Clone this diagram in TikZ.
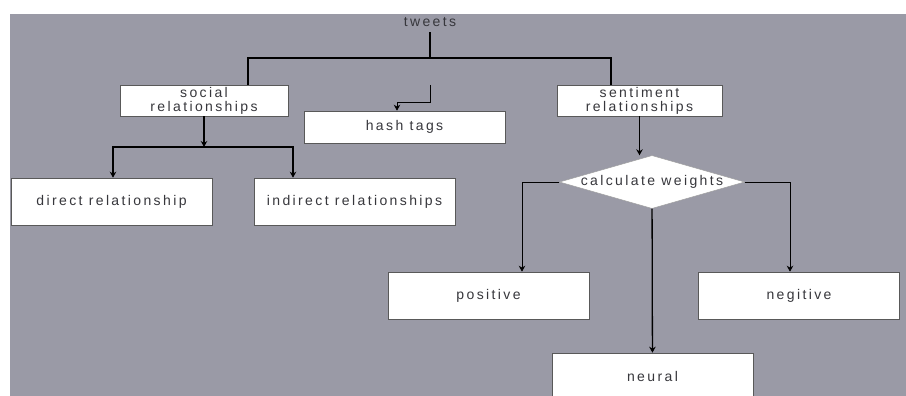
\documentclass[tikz,border=0pt]{standalone}
\usepackage{fontspec}
\newfontfamily\boxfont[LetterSpace=17]{Liberation Sans}
\usepackage{tikz}
\usetikzlibrary{shapes.geometric}
\usetikzlibrary{shapes,arrows,arrows.meta}
\usetikzlibrary{positioning}
\definecolor{bggray}{RGB}{154,154,166}
\definecolor{txtgray}{RGB}{55,55,60}

\begin{document}
\begin{tikzpicture}[->,>={Stealth[length=6pt,width=6.5pt]},x=1pt,y=1pt,node distance=243pt,
  box/.style={rectangle, draw=black!65, fill=white, line width=0.6pt,
    minimum width=201pt, minimum height=47pt, inner sep=1pt, align=center,
    text=txtgray, font=\boxfont\fontsize{14}{14}\selectfont},
  link/.style={line width=1.3pt, draw=black},
  thinlink/.style={line width=0.8pt, draw=black}]

  \useasboundingbox (0,0) rectangle (906,-396);
  \fill[bggray] (10,-14) rectangle (906,-396);

  \node[text=txtgray, font=\boxfont\fontsize{14}{14}\selectfont] (tweets) at (430,-22) {tweets};
  \node[box, minimum width=168pt, minimum height=31pt] (social) at (204,-100.5) {social\\relationships};
  \node[box, minimum height=32pt] (hash) at (404.5,-127) {hash tags};
  \node[box, minimum width=165pt, minimum height=31pt] (sentiment) at (639.5,-100.5) {sentiment\\relationships};
  \node[box] (direct) at (111.5,-201.5) {direct relationship};
  \node[box] (indirect) [right of=direct] {indirect relationships};
  \node[diamond, draw=black!40, fill=white, aspect=3.6, inner sep=-2pt,
    minimum width=185pt, minimum height=53pt, text=txtgray,
    font=\boxfont\fontsize{14}{14}\selectfont] (weights) at (652,-182) {calculate weights};
  \node[box] (positive) at (488.5,-295.5) {positive};
  \node[box] (negitive) [right of=positive, node distance=310.5pt] {negitive};
  \node[box] (neural) at (652.5,-376.5) {neural};

  \coordinate (split) at (430,-58);
  \coordinate (hashtop) at (430,-85);
  \coordinate (ssplit) at (204,-147);

  % tweets to the two branches
  \draw[link,-] ([yshift=-2pt]tweets.south) -- (split);
  \draw[link,-] (split) -| ([xshift=44pt]social.north);
  \draw[link,-] (split) -| ([xshift=-28.5pt]sentiment.north);
  \draw[thinlink] (hashtop) -- ++(0,-17) -| ([xshift=-7.5pt]hash.north);

  % social relationships
  \draw[link] (social) -- (ssplit);
  \draw[link] (ssplit) -| ([xshift=1.5pt]direct.north);
  \draw[link] (ssplit) -| ([xshift=-61.5pt]indirect.north);

  % sentiment relationships
  \draw[link] (sentiment) -- (sentiment.south |- weights.north);
  \draw[thinlink] (weights.west) -| ([xshift=33.5pt]positive.north);
  \draw[thinlink] (weights.east) -| ([xshift=-9pt]negitive.north);
  \draw[link] (weights) -- (neural);
\end{tikzpicture}
\end{document}
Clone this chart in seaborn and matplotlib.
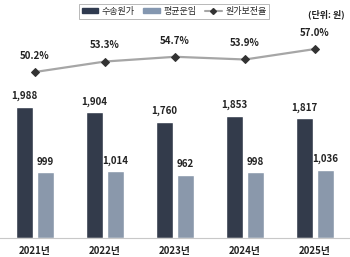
import matplotlib
matplotlib.use("Agg")
import matplotlib.pyplot as plt
from matplotlib.patches import Patch
from matplotlib.lines import Line2D
import seaborn as sns
import pandas as pd

years = ["2021년", "2022년", "2023년", "2024년", "2025년"]
cost = [1988, 1904, 1760, 1853, 1817]
fare = [999, 1014, 962, 998, 1036]
ratio = [50.2, 53.3, 54.7, 53.9, 57.0]
series_names = ["수송원가", "평균운임", "원가보전율"]
unit_label = "(단위: 원)"

sns.set_style("white")
plt.rcParams['font.family'] = ['Noto Sans CJK KR', 'DejaVu Sans']

dark = "#2f3a4f"
light = "#8497b0"

df = pd.DataFrame({
    "year": years * 2,
    "value": cost + fare,
    "series": [series_names[0]] * len(years) + [series_names[1]] * len(years),
})

fig = plt.figure(figsize=(3.5, 2.57), dpi=100)
ax = fig.add_axes([0.0, 0.074, 1.0, 0.926])
sns.barplot(data=df, x="year", y="value", hue="series", order=years,
            hue_order=series_names[:2], palette=[dark, light],
            width=0.6, gap=0.2, ax=ax, legend=False, errorbar=None)
ax.set_ylim(0, 3610)
ax.set_xlim(-0.5, 4.5)
for s in ["top", "right", "left"]:
    ax.spines[s].set_visible(False)
ax.spines["bottom"].set_color("#c8c8c8")
ax.spines["bottom"].set_linewidth(0.8)
ax.set_yticks([])
ax.set_xlabel("")
ax.set_ylabel("")
ax.tick_params(axis="x", length=0, pad=6)
for lab in ax.get_xticklabels():
    lab.set_fontsize(7)
    lab.set_fontweight("bold")
    lab.set_color("#222222")

for cont in ax.containers:
    labels = [f"{int(v):,}" for v in cont.datavalues]
    ax.bar_label(cont, labels=labels, padding=4, fontsize=7,
                 fontweight="bold", color="#222222")

ax2 = ax.twinx()
sns.lineplot(x=list(range(len(years))), y=ratio, ax=ax2, color="#a6a6a6",
             linewidth=1.6, marker="D", markersize=4.5,
             markerfacecolor="#333333", markeredgecolor="#333333")
ax2.set_ylim(1.1, 71.5)
ax2.set_yticks([])
for s in ["top", "right", "left", "bottom"]:
    ax2.spines[s].set_visible(False)
for i, r in enumerate(ratio):
    ax2.annotate(f"{r:.1f}%", (i, r), xytext=(0, 8), textcoords="offset points",
                 ha="center", va="bottom", fontsize=7, fontweight="bold",
                 color="#222222")

handles = [
    Patch(facecolor=dark, edgecolor=dark, label=series_names[0]),
    Patch(facecolor=light, edgecolor=light, label=series_names[1]),
    Line2D([0], [0], color="#a6a6a6", marker="D", markersize=3,
           markerfacecolor="#333333", markeredgecolor="#333333",
           label=series_names[2]),
]
leg = fig.legend(handles=handles, loc="center", bbox_to_anchor=(0.497, 0.955),
                 ncol=3, fontsize=6.5, frameon=True, fancybox=False,
                 handlelength=1.8, handleheight=0.5, handletextpad=0.4,
                 columnspacing=1.0, borderpad=0.3, edgecolor="#999999")
leg.get_frame().set_linewidth(0.6)

fig.text(0.985, 0.945, unit_label, ha="right", va="center", fontsize=6.5,
         fontweight="bold", color="#222222")

fig.savefig("out.png", dpi=100)
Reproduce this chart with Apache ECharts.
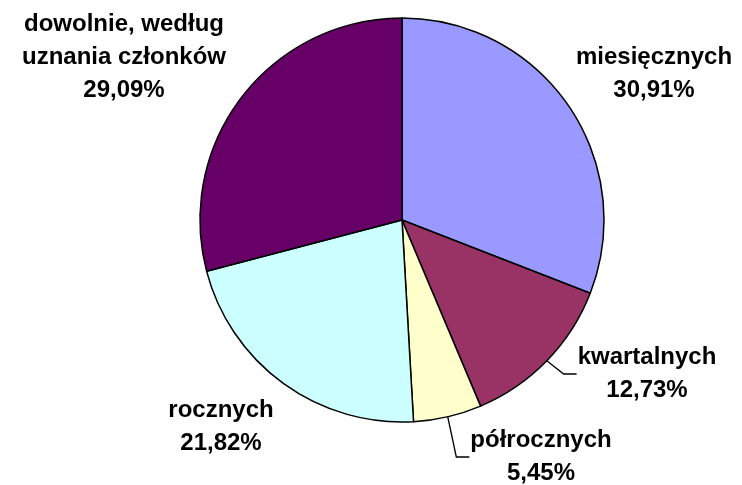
<!DOCTYPE html>
<html>
<head>
<meta charset="utf-8">
<script src="https://cdn.jsdelivr.net/npm/echarts@6/dist/echarts.min.js"></script>
<style>
  html, body { margin: 0; padding: 0; background: #fff; }
  #chart { width: 742px; height: 485px; }
</style>
</head>
<body>
<div id="chart"></div>
<script>
// dane
const categories = ['miesięcznych', 'kwartalnych', 'półrocznych', 'rocznych', 'dowolnie, według\nuznania członków'];
const shares = [30.91, 12.73, 5.45, 21.82, 29.09];
const colors = ['#9999FF', '#993366', '#FFFFCC', '#CCFFFF', '#660066'];

// położenie etykiet (środek bloku tekstu) i które mają linie
const labelPos = [[654, 74], [647, 374], [541, 457], [221, 427], [124, 57]];
const withLine = [false, true, true, false, false];

const chart = echarts.init(document.getElementById('chart'), null, { renderer: 'canvas' });

const option = {
  animation: false,
  backgroundColor: '#ffffff',
  series: [{
    type: 'pie',
    center: [402, 220],
    radius: 202,
    startAngle: 90,
    clockwise: true,
    avoidLabelOverlap: false,
    silent: true,
    itemStyle: { borderColor: '#000', borderWidth: 1.5 },
    label: {
      show: true,
      position: 'outside',
      color: '#000',
      fontFamily: '"Liberation Sans", Arial, sans-serif',
      fontWeight: 'bold',
      fontSize: 24,
      lineHeight: 33,
      align: 'center',
      formatter: p => p.name + '\n' + p.value.toFixed(2).replace('.', ',') + '%'
    },
    labelLine: { show: false, lineStyle: { color: '#000', width: 1.3 } },
    labelLayout: function (params) {
      const i = params.dataIndex;
      const pos = labelPos[i];
      const res = { x: pos[0], y: pos[1], align: 'center', verticalAlign: 'middle' };
      if (withLine[i] && params.labelLinePoints) {
        const left = pos[0] - params.labelRect.width / 2;
        res.labelLinePoints = [
          params.labelLinePoints[0],
          [left - 14, pos[1]],
          [left - 1, pos[1]]
        ];
      }
      return res;
    },
    data: categories.map((c, i) => ({
      name: c,
      value: shares[i],
      itemStyle: { color: colors[i] },
      labelLine: { show: withLine[i], lineStyle: { color: '#000', width: 1.3 } }
    }))
  }]
};

chart.setOption(option);
</script>
</body>
</html>
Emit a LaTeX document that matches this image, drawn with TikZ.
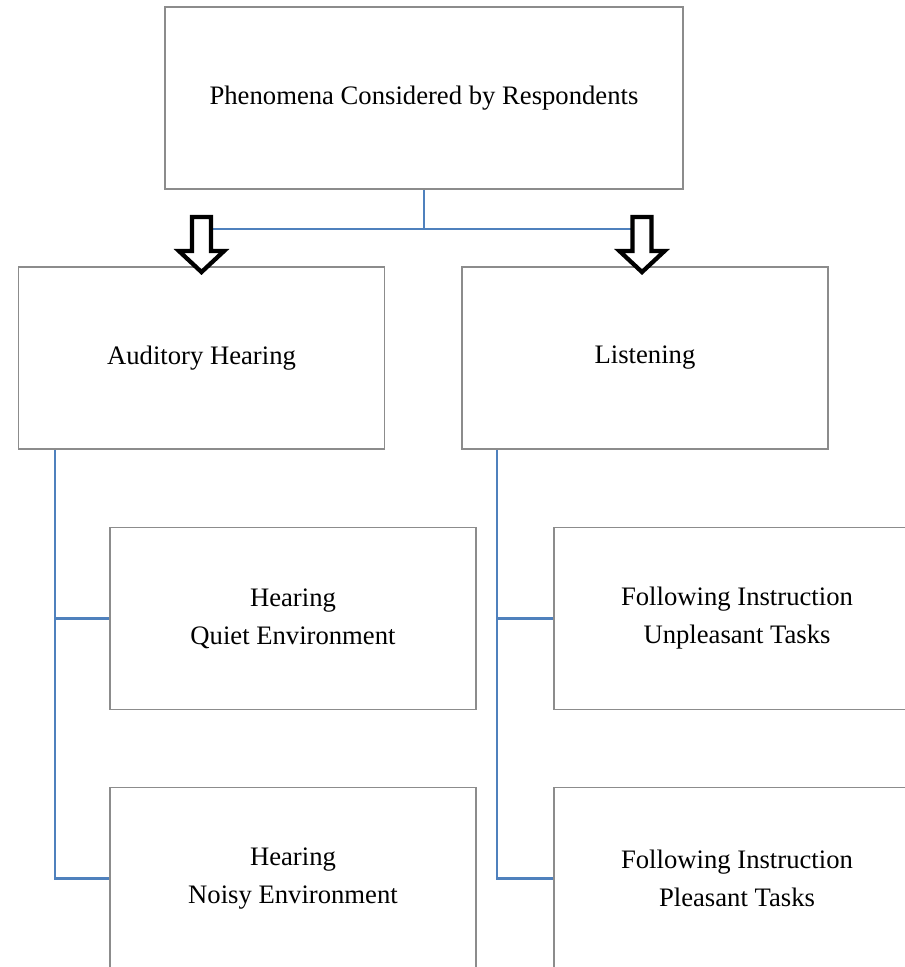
\documentclass[tikz,border=0pt]{standalone}
\usepackage{fontspec}
\setmainfont{Liberation Serif}
\definecolor{framegray}{RGB}{140,140,140}
\definecolor{linkblue}{RGB}{79,129,189}
\begin{document}
\begin{tikzpicture}[x=0.75pt,y=-0.75pt,
  box/.style={draw=framegray,line width=1.1pt,fill=white,rectangle,
    minimum width=274.5pt,minimum height=136.8pt,inner sep=0pt,align=center,
    font=\fontsize{20}{28.5}\selectfont},
  link/.style={draw=linkblue,line width=1.8pt},
  hollowdown/.pic={\draw[line width=3.2pt,fill=white,line join=miter,miter limit=10]
    (-9.5,0) -- (-9.5,34) -- (-22.5,34) -- (0,55) -- (22.5,34) -- (9.5,34) -- (9.5,0) -- cycle;}]
\useasboundingbox (0,0) rectangle (905,967);
\clip (0,0) rectangle (905,967);

% boxes
\node[box,minimum width=388.5pt] (top) at (424,98) {Phenomena Considered by Respondents};
\node[box] (aud) at (201.5,358) {Auditory Hearing};
\node[box] (lis) at (645,358) {Listening};
\node[box] (quiet) at (293,618.5) {Hearing\\Quiet Environment};
\node[box] (noisy) at (293,878.5) {Hearing\\Noisy Environment};
\node[box] (unpl) at (737,618.5) {Following Instruction\\Unpleasant Tasks};
\node[box] (pleas) at (737,878.5) {Following Instruction\\Pleasant Tasks};

% top split
\coordinate (split) at ([yshift=-29.25pt]top.south);
\coordinate (al) at ([yshift=36.75pt]aud.north);
\coordinate (ar) at ([xshift=-2.25pt,yshift=36.75pt]lis.north);
\draw[link] (top.south) -- (split);
\draw[link] (al |- split) -- (ar |- split);
\pic at (al) {hollowdown};
\pic at (ar) {hollowdown};

% left column trunk
\coordinate (lt) at ([xshift=27.75pt]aud.south west);
\draw[link] (lt) -- (lt |- noisy.west) -- (noisy.west);
\draw[link] (lt |- quiet.west) -- (quiet.west);

% right column trunk
\coordinate (rt) at ([xshift=27pt]lis.south west);
\draw[link] (rt) -- (rt |- pleas.west) -- (pleas.west);
\draw[link] (rt |- unpl.west) -- (unpl.west);
\end{tikzpicture}
\end{document}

Stated problem:
Look through the material and copy each line that has "this".

Solution:
Clone this diagram in TikZ.
Clone this chart in seaborn and matplotlib.
Reproduce this chart with Apache ECharts.
Emit a LaTeX document that matches this image, drawn with TikZ.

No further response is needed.